280 F.2d at 461. See also Allstate Ins. Co. v. Federated Mutual Implement & Hardware Ins. Co., 254 F. Supp. 629, 633 (D.S.C.1966).
Second, in Bituminous, the court merely held, without further clarification, that "clearly there is a controversy between BIC and PMA as to which insurer is obligated to defend the state court suits." 427 F. Supp. at 545. As previously stated, this Court does not so clearly find that the plaintiffs here have adverse legal interests as required under § 2201. Therefore, the Court finds that the Bituminous case is not dispositive of the issue of standing under § 2201 in the present action.
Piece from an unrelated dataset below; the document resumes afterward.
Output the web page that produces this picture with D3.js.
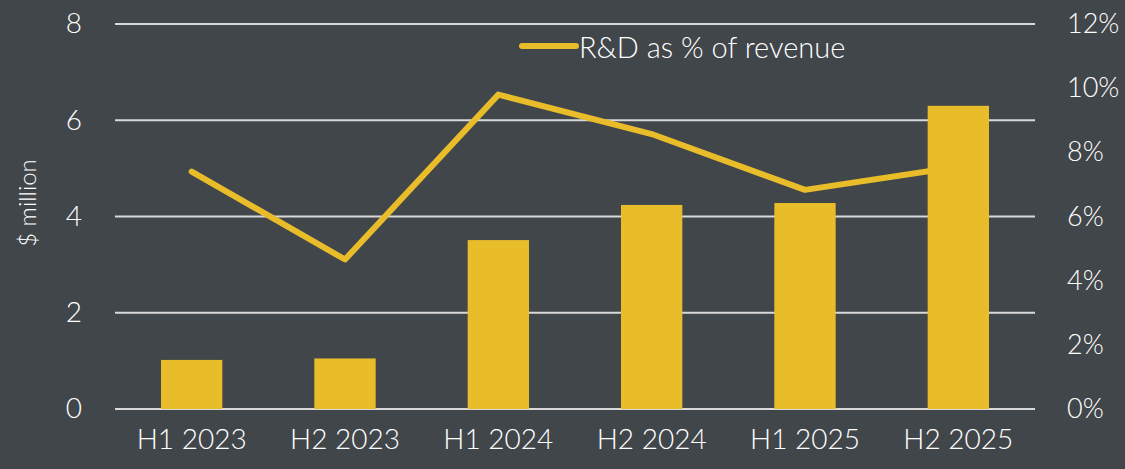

In conclusion, failing to find the requisite standing of the plaintiffs under § 2201, and for all the reasons stated by the Fourth Circuit in Maryland Casualty Co. v. Boyle Const. Co., supra, this Court will dismiss this action for declaratory relief. In so holding, the Court once again reiterates that diversity of citizenship should not be used as a procedural device with which to drag the federal courts into ongoing legal disputes that should best be resolved in pending state court proceedings. An appropriate Order will be entered.